**Exercise instructions:**
Repeat the material below exactly, with no pictures.

**Information shown:**
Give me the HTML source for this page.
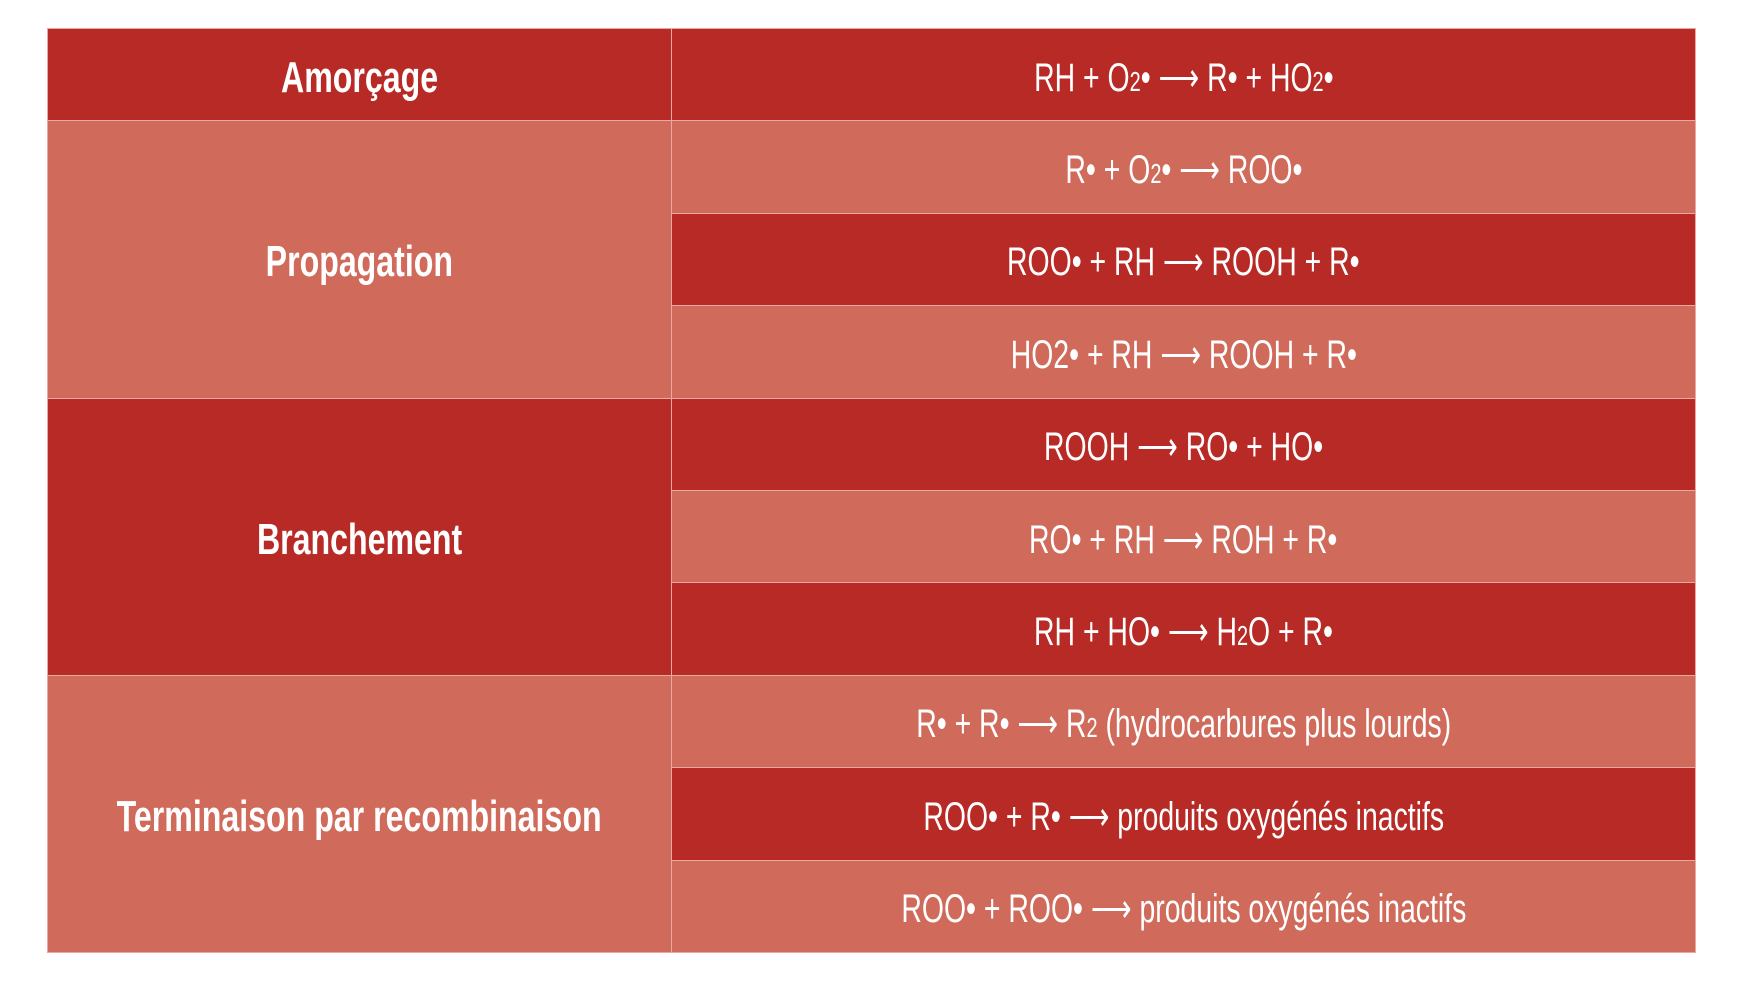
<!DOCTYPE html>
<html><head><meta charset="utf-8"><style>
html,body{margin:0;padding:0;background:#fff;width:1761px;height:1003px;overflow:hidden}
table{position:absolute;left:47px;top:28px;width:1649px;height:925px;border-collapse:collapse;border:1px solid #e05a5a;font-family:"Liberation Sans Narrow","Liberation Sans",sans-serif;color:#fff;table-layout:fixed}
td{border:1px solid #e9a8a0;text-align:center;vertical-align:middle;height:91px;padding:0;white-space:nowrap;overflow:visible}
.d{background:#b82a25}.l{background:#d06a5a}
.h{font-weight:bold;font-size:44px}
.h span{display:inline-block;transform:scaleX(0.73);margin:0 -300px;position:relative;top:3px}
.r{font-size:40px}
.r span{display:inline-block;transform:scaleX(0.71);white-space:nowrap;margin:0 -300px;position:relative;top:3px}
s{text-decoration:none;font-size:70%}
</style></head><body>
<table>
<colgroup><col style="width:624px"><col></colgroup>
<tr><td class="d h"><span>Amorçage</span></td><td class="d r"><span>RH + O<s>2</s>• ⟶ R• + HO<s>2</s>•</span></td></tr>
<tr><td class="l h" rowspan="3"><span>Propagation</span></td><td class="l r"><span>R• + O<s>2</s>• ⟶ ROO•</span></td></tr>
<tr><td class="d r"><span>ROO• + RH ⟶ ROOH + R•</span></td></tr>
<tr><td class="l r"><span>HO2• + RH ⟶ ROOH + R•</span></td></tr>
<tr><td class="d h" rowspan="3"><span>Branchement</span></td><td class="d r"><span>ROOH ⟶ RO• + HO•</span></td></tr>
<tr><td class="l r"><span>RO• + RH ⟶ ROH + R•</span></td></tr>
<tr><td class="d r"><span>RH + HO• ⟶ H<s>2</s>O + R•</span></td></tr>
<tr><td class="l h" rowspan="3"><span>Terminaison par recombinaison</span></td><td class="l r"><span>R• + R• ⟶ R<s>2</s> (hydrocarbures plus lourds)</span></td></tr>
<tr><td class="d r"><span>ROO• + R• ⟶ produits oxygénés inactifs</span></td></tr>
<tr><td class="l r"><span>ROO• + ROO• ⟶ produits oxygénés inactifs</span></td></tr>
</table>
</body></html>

**Finished exercise:**
Give me the HTML source for this page.
<!DOCTYPE html>
<html><head><meta charset="utf-8"><style>
html,body{margin:0;padding:0;background:#fff;width:1761px;height:1003px;overflow:hidden}
table{position:absolute;left:47px;top:28px;width:1649px;height:925px;border-collapse:collapse;border:1px solid #e05a5a;font-family:"Liberation Sans Narrow","Liberation Sans",sans-serif;color:#fff;table-layout:fixed}
td{border:1px solid #e9a8a0;text-align:center;vertical-align:middle;height:91px;padding:0;white-space:nowrap;overflow:visible}
.d{background:#b82a25}.l{background:#d06a5a}
.h{font-weight:bold;font-size:44px}
.h span{display:inline-block;transform:scaleX(0.73);margin:0 -300px;position:relative;top:3px}
.r{font-size:40px}
.r span{display:inline-block;transform:scaleX(0.71);white-space:nowrap;margin:0 -300px;position:relative;top:3px}
s{text-decoration:none;font-size:70%}
</style></head><body>
<table>
<colgroup><col style="width:624px"><col></colgroup>
<tr><td class="d h"><span>Amorçage</span></td><td class="d r"><span>RH + O<s>2</s>• ⟶ R• + HO<s>2</s>•</span></td></tr>
<tr><td class="l h" rowspan="3"><span>Propagation</span></td><td class="l r"><span>R• + O<s>2</s>• ⟶ ROO•</span></td></tr>
<tr><td class="d r"><span>ROO• + RH ⟶ ROOH + R•</span></td></tr>
<tr><td class="l r"><span>HO2• + RH ⟶ ROOH + R•</span></td></tr>
<tr><td class="d h" rowspan="3"><span>Branchement</span></td><td class="d r"><span>ROOH ⟶ RO• + HO•</span></td></tr>
<tr><td class="l r"><span>RO• + RH ⟶ ROH + R•</span></td></tr>
<tr><td class="d r"><span>RH + HO• ⟶ H<s>2</s>O + R•</span></td></tr>
<tr><td class="l h" rowspan="3"><span>Terminaison par recombinaison</span></td><td class="l r"><span>R• + R• ⟶ R<s>2</s> (hydrocarbures plus lourds)</span></td></tr>
<tr><td class="d r"><span>ROO• + R• ⟶ produits oxygénés inactifs</span></td></tr>
<tr><td class="l r"><span>ROO• + ROO• ⟶ produits oxygénés inactifs</span></td></tr>
</table>
</body></html>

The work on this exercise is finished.